Edition No. 45 - A Strategic Plan Will Not Fix a Capacity Problem
Why naming the future is different from being able to carry it
A strategic plan can be a beautiful thing.
At its best, it gives language to what has been stirring beneath the surface. It helps a board, staff, and leaders name where they are going and what future they are trying to serve together.
A good plan can gather scattered energy and bring shape to possibility. But a plan has limits.
A plan can name the future, but it cannot carry the future.
Many mission-driven organizations discover this after the retreat. They listen well, prioritize, approve the document, and feel the lift when people say, “Yes, this is where we need to go.”
Then the meeting ends, the calendar fills, and the future leans on the old structure.
A plan can name what matters, but capacity determines what moves.
When Aspiration Outruns Carrying Capacity
Small and mid-sized organizations often have more vision than capacity. They are close to the work. They see the need. They know the people. They feel urgency. They can imagine a future that is faithful, generous, and whole.
But vision creates weight.
Every priority asks to be carried by someone. Every goal asks for time, attention, decisions, communication, money, ownership, and follow-through.
If the system has not built enough shared capacity, the plan may not distribute the future. It may concentrate it. The language gets shared, but responsibility returns to a few people. The board approves the direction, but the leader still translates it into action. The staff agree with the priorities, but nobody is quite sure what changes on Monday.
The plan may be inspiring, but the carrying structure remains unchanged.
This is why some leaders feel heavier after planning. They are feeling the gap between what has been named and what the organization can carry.
The Problem May Not Be Strategy
When a plan struggles to move, the easy conclusion is that the organization needs more strategic discipline.
Sometimes that is true.
But sometimes the issue is not strategy. Sometimes the issue is capacity.

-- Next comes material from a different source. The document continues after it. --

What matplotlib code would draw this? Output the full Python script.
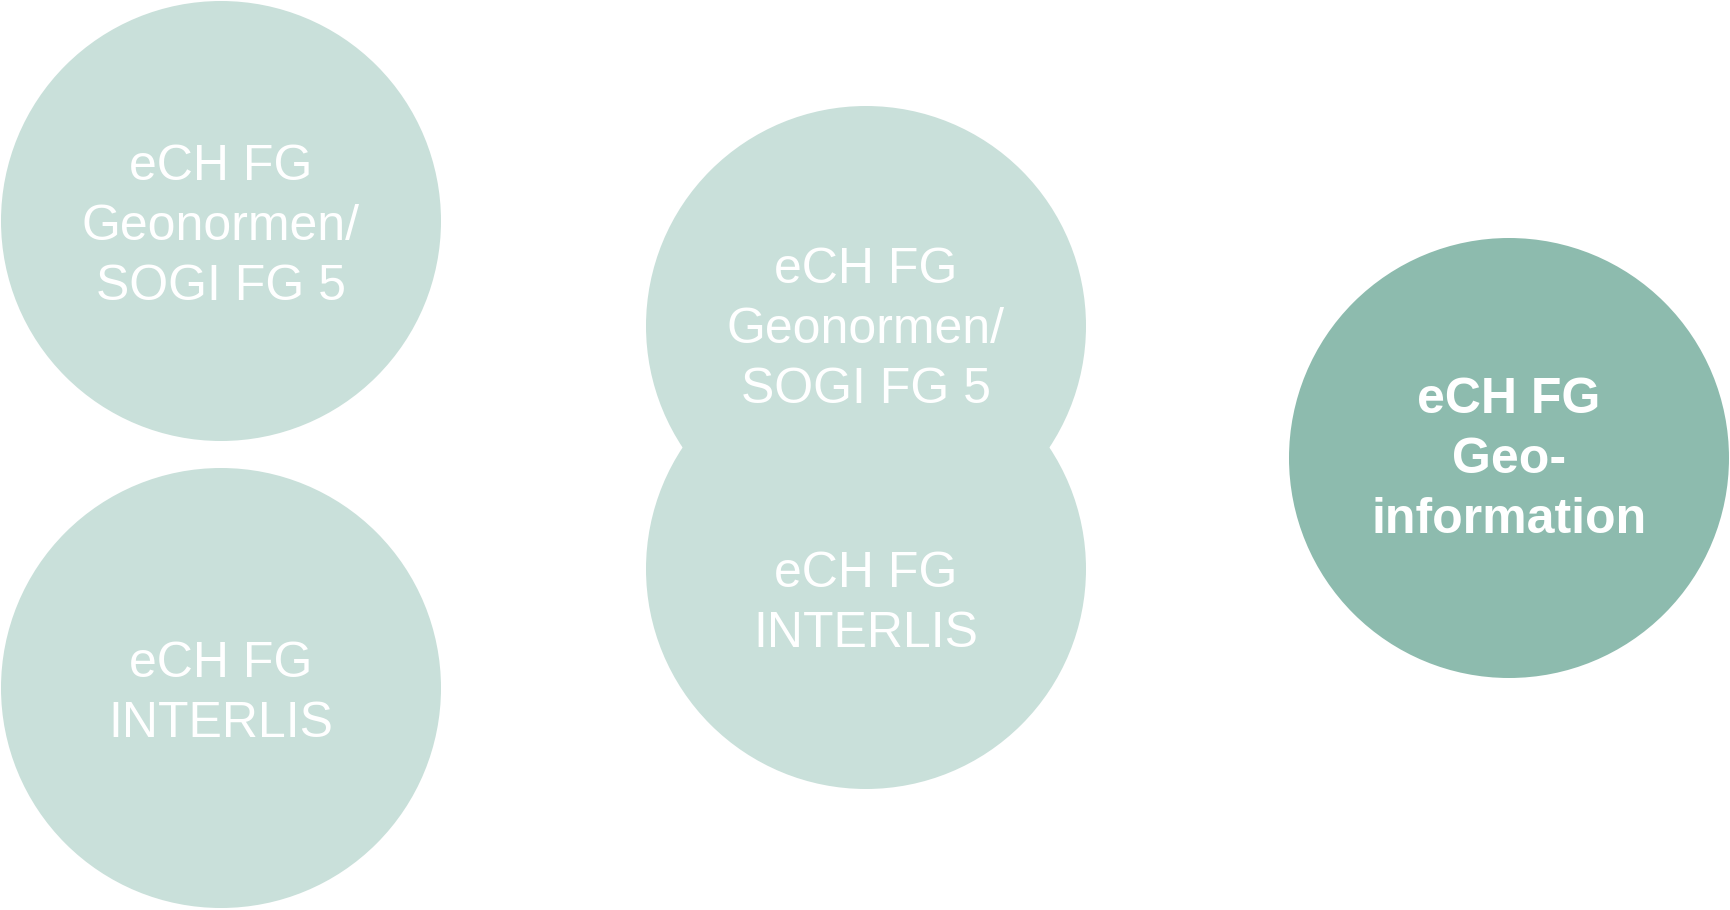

The leader may not need another set of goals. They may need to see where the current work is overloaded. The board may need a concrete way to carry ownership between meetings. The staff may need fewer priorities, clearer authority, and a rhythm that helps decisions become practice.
The organization may not need more aspiration. It may need to ask whether the system can carry what it is naming.

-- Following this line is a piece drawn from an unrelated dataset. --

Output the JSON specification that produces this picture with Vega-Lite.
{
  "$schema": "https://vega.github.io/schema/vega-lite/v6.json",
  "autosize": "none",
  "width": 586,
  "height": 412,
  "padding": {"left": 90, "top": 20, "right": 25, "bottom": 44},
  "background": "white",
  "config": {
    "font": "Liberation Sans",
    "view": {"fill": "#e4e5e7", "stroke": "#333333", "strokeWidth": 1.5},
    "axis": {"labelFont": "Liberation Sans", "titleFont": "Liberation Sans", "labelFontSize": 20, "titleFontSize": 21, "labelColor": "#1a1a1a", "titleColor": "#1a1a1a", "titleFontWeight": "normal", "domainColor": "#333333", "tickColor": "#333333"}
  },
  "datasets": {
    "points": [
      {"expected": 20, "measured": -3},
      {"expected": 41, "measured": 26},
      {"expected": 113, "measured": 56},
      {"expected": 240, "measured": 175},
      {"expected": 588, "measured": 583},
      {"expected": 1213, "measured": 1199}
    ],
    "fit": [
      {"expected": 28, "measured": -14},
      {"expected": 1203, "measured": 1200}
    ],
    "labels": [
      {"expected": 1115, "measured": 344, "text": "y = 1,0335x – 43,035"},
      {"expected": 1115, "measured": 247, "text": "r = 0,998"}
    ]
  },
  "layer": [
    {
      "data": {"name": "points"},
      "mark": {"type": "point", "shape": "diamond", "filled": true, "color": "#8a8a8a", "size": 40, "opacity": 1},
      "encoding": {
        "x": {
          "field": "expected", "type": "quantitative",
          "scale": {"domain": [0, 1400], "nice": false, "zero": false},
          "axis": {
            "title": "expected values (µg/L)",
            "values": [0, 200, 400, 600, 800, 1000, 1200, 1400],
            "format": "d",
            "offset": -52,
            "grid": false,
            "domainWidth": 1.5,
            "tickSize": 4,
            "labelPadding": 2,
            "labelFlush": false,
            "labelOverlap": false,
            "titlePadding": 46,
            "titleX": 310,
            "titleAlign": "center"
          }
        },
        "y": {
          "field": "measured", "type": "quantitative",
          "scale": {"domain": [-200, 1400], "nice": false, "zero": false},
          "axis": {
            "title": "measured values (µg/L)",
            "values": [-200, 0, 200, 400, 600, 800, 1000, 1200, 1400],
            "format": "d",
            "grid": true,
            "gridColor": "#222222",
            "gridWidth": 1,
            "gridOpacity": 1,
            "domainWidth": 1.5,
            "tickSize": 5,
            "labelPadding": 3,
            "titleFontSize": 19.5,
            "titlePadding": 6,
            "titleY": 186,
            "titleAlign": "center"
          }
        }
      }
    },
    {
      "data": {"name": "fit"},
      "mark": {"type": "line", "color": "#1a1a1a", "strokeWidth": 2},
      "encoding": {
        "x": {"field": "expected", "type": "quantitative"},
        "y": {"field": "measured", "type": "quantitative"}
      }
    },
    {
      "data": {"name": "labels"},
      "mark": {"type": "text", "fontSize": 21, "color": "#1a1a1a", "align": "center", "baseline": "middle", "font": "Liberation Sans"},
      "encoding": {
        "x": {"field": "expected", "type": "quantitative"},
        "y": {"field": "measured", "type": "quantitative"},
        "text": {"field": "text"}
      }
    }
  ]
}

We do not need more aspiration if aspiration gives exhausted people a more beautiful burden.
Capacity Is More Than Headcount
Capacity is often reduced to staffing. “We need more people.”
Sometimes that is true. But capacity is larger than headcount. Capacity includes shared ownership, clear authority, rhythms, board engagement, donor language, and the ability to follow through without everything returning to one person.
A plan that cannot be carried is not yet a strategy. It is an aspiration looking for a system.
Before You Plan the Future
This is not an argument against strategic planning. Good planning can help organizations breathe again, make decisions, and move toward the future with shared language and purpose.
But planning is not magic. It does not automatically create time, trust, ownership, board engagement, staff alignment, or fundraising confidence.
A plan is only as strong as the system that can carry it.
So before you plan the future, ask what the system is able to carry. Where is the work too thinly held? Where does too much return to the same leader? Where are people supportive but unsure how to help?
These questions are not a detour from strategy. They are the beginning of honest strategy.
Before you ask people to carry a bigger future, tell the truth about how the current work is carried now.
That clarity can be merciful. It protects the leader from receiving a beautiful plan that becomes one more thing to hold. It protects the board from approving a future it does not yet know how to support.
A strategic plan can name the future.
But a healthier system learns how to carry it.
Before you build the plan, ask whether what you need first is not more aspiration, but a clearer read on what the organization can hold.
Go get ‘em this week and keep inviting people into the wonderful story of your work! I believe in you and hope you do too!